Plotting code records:
┏━━

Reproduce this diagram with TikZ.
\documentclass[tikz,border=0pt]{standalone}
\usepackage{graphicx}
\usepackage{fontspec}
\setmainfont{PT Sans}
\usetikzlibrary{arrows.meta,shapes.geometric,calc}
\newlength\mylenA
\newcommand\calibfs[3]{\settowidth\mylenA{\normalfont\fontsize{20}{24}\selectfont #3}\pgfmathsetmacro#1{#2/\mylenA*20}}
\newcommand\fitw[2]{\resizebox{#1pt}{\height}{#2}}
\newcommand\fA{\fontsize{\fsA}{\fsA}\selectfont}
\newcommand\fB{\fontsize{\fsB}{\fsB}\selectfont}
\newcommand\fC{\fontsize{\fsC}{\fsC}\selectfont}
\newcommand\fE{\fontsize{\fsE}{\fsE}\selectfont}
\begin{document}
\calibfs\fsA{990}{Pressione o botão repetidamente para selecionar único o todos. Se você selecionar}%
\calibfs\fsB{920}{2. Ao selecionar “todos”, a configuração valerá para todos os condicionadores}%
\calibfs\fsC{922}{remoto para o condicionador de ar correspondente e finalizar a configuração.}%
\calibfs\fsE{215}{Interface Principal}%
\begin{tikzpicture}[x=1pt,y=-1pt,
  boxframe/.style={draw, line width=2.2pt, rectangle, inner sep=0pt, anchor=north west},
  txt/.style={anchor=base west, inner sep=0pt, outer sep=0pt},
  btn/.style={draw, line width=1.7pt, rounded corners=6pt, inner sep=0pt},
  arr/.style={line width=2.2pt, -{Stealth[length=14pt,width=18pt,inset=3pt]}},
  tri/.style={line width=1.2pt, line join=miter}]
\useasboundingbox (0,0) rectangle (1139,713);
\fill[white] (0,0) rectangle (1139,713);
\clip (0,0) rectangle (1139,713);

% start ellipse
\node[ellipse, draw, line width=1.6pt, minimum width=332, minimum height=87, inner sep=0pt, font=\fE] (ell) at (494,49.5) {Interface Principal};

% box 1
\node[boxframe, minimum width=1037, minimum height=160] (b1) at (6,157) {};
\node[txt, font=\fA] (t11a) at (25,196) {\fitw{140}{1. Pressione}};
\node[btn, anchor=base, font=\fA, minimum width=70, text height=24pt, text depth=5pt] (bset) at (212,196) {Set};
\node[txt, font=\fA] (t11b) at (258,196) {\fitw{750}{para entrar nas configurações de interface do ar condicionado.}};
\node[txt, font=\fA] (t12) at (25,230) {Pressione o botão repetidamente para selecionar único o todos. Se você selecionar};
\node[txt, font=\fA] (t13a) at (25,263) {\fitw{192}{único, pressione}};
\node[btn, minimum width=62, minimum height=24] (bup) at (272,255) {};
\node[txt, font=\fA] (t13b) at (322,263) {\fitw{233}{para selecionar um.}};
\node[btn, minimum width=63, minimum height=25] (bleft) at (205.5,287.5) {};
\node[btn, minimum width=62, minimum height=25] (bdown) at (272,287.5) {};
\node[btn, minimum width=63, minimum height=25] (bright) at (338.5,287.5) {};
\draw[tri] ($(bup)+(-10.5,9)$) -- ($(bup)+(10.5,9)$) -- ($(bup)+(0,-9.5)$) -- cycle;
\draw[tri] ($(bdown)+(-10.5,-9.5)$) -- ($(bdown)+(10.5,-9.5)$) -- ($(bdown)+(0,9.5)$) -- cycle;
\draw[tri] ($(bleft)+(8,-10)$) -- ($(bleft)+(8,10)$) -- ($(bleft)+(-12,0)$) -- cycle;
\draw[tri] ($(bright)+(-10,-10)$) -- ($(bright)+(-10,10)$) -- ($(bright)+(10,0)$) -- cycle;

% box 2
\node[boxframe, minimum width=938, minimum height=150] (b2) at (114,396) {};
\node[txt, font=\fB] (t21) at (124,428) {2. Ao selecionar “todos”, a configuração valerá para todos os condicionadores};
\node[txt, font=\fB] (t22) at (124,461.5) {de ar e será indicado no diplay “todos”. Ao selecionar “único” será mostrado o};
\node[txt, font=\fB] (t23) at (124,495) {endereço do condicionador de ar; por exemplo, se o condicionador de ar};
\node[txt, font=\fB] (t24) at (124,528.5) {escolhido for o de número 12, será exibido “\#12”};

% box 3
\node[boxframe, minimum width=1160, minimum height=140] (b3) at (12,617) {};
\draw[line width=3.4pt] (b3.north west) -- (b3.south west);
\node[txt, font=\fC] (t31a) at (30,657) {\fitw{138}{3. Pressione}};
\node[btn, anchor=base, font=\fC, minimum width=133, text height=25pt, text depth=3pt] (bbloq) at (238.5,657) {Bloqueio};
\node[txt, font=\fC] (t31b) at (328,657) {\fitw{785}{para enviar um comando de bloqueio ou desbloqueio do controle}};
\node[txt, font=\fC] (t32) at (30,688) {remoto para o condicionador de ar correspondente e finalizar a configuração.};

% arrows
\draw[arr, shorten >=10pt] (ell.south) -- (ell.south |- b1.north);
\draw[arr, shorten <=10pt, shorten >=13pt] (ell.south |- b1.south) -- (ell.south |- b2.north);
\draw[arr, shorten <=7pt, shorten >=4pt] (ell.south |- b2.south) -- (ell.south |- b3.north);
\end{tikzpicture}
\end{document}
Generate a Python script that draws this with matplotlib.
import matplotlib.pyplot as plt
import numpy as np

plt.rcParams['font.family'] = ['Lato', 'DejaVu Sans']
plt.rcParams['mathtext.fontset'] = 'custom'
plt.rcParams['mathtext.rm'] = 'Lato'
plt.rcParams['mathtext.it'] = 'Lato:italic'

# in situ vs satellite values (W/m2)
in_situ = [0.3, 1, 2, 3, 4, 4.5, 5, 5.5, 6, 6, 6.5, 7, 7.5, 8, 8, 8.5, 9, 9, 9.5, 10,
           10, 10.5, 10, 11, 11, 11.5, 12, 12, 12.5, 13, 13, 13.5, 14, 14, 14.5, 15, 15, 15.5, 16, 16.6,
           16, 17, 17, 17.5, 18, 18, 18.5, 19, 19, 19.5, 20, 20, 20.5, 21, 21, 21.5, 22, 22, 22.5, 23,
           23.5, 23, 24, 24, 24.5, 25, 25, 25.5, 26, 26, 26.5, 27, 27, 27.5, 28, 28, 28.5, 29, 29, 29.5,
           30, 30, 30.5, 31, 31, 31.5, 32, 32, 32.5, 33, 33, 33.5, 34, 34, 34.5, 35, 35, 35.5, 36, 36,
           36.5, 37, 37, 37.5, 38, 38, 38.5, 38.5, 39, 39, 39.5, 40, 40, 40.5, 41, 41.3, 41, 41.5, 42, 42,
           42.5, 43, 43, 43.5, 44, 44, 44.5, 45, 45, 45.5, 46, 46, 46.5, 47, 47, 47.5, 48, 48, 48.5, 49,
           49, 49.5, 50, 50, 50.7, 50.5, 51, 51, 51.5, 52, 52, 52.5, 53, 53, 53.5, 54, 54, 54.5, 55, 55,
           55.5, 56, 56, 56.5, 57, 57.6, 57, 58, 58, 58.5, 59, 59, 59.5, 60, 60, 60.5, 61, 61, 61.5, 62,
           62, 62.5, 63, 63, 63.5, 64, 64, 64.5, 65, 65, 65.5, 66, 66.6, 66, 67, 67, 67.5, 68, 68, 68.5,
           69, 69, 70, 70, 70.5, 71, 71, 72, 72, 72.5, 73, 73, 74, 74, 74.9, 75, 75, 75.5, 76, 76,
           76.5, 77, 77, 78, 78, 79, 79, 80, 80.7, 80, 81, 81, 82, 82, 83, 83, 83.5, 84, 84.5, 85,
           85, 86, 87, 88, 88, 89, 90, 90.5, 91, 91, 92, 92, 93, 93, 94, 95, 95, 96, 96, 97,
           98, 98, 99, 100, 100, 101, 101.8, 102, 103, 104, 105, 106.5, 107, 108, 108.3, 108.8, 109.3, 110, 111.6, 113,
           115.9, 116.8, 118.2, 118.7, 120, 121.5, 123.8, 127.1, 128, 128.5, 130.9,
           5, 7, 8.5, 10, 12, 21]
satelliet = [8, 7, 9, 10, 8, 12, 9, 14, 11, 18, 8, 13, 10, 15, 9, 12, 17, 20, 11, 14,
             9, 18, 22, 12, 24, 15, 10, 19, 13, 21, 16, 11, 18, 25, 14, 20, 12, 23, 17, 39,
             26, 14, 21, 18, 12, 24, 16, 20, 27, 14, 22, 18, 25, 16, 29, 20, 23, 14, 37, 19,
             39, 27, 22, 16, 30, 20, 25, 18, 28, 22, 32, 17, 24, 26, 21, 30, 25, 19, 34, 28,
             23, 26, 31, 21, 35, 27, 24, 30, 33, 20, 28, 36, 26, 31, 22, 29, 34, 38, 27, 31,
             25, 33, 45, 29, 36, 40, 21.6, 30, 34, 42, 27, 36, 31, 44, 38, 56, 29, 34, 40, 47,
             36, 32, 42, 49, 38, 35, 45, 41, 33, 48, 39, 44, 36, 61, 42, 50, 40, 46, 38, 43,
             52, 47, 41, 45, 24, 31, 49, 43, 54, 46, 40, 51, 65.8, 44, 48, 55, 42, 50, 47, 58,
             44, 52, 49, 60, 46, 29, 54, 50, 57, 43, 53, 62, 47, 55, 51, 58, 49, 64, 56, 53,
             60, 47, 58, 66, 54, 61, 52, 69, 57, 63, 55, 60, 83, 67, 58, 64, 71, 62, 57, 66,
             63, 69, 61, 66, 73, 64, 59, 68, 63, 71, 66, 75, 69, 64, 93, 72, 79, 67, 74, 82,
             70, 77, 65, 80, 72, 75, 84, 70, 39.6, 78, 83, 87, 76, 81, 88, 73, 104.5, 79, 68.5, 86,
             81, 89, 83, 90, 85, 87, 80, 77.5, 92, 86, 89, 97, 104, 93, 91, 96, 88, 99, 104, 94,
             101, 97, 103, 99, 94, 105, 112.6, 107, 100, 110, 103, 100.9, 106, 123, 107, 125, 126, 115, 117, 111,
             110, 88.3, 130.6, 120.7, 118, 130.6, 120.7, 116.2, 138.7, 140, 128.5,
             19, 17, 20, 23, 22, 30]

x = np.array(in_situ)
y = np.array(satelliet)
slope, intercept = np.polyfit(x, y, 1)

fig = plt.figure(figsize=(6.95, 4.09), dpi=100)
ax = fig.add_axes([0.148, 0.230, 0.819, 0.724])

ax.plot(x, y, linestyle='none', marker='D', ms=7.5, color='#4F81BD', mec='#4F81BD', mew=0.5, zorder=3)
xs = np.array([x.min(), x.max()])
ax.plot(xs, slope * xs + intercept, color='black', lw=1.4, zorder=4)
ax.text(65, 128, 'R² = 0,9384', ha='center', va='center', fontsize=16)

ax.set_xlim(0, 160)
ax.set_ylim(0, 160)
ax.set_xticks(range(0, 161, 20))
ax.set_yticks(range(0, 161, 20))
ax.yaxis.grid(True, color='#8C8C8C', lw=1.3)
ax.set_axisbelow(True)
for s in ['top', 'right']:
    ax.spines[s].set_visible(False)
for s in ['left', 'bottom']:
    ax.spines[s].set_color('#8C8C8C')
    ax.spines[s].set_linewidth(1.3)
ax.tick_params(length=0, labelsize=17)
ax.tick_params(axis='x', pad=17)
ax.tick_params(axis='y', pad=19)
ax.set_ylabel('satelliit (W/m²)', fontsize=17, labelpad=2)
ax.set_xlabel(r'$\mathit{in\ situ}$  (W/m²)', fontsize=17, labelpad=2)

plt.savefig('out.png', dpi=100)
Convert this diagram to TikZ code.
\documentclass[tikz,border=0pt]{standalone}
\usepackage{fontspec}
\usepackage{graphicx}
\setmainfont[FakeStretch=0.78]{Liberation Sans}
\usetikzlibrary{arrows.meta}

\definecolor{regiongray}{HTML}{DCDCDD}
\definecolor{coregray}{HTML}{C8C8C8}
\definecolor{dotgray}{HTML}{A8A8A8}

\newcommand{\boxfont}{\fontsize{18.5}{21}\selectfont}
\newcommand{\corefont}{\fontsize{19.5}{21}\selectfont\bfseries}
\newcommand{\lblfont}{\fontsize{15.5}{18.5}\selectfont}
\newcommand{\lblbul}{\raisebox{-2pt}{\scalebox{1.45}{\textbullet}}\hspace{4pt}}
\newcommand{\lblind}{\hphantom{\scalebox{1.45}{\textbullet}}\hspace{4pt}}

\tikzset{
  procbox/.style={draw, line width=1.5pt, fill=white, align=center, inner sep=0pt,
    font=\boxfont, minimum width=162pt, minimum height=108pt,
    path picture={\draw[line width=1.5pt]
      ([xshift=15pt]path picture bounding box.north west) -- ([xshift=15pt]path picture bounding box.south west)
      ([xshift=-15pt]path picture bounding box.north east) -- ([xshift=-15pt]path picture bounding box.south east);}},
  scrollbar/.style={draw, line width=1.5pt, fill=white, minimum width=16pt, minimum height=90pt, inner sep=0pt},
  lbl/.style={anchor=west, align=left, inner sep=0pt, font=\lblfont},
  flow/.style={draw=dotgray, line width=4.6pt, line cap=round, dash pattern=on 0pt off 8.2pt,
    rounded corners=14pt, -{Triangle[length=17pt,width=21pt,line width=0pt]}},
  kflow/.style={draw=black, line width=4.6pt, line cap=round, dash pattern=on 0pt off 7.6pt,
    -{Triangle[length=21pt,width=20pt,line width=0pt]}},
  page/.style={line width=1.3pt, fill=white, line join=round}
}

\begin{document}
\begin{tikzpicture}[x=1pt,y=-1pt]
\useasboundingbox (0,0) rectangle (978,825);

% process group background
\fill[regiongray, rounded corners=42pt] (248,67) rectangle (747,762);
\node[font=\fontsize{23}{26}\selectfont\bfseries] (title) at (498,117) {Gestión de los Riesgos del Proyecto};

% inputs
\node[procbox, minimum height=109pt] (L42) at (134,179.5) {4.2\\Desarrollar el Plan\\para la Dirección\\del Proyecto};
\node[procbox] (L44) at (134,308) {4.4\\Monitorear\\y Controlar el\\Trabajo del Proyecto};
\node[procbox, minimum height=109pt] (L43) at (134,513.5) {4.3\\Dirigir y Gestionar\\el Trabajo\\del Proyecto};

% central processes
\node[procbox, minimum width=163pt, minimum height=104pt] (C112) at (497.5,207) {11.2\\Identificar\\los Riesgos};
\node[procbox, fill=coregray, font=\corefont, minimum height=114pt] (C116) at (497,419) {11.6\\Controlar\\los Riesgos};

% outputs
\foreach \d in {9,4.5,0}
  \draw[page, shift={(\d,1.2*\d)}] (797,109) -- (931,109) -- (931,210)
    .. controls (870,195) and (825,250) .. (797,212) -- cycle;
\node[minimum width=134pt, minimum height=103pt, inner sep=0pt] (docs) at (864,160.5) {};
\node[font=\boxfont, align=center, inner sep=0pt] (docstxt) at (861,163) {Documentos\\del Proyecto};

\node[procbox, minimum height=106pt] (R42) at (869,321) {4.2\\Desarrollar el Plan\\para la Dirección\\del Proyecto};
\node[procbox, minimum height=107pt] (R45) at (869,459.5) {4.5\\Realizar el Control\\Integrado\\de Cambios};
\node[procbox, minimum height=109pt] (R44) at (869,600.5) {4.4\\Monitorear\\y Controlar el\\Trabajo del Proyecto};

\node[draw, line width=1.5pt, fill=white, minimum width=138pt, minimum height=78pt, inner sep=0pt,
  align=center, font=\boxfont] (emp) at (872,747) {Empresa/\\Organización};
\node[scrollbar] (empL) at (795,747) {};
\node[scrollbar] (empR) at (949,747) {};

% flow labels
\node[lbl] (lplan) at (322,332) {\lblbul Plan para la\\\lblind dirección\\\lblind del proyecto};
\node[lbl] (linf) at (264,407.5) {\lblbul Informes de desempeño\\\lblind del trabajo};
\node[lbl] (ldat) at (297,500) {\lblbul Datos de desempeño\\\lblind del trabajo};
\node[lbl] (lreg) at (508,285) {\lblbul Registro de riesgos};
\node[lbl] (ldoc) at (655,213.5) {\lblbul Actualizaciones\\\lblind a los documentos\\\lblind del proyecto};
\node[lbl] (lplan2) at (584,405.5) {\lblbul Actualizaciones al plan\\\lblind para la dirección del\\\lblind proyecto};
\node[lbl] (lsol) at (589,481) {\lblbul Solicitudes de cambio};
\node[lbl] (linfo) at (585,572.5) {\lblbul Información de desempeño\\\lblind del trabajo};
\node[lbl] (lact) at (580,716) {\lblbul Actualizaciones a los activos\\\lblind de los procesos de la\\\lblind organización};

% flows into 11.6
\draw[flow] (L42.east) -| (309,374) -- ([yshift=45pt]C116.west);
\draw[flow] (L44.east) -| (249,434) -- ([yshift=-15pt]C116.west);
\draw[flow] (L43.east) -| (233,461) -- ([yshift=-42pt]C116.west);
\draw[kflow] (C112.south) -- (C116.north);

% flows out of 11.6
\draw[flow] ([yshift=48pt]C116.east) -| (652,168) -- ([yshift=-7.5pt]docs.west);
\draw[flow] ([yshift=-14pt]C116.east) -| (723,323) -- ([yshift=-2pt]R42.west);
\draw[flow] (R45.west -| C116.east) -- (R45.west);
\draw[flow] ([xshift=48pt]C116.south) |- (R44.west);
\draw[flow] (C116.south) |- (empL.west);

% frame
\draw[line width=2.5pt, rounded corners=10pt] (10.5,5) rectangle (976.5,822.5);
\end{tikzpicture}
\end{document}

┗━━

Exercise task:
Everything from the line with "Generate a Python" through the line with "plt.rcParams['mathtext.it'] = 'Lato:italic'", both ends included, should be repeated exactly; nothing else should appear.

Correct response:
Generate a Python script that draws this with matplotlib.
import matplotlib.pyplot as plt
import numpy as np

plt.rcParams['font.family'] = ['Lato', 'DejaVu Sans']
plt.rcParams['mathtext.fontset'] = 'custom'
plt.rcParams['mathtext.rm'] = 'Lato'
plt.rcParams['mathtext.it'] = 'Lato:italic'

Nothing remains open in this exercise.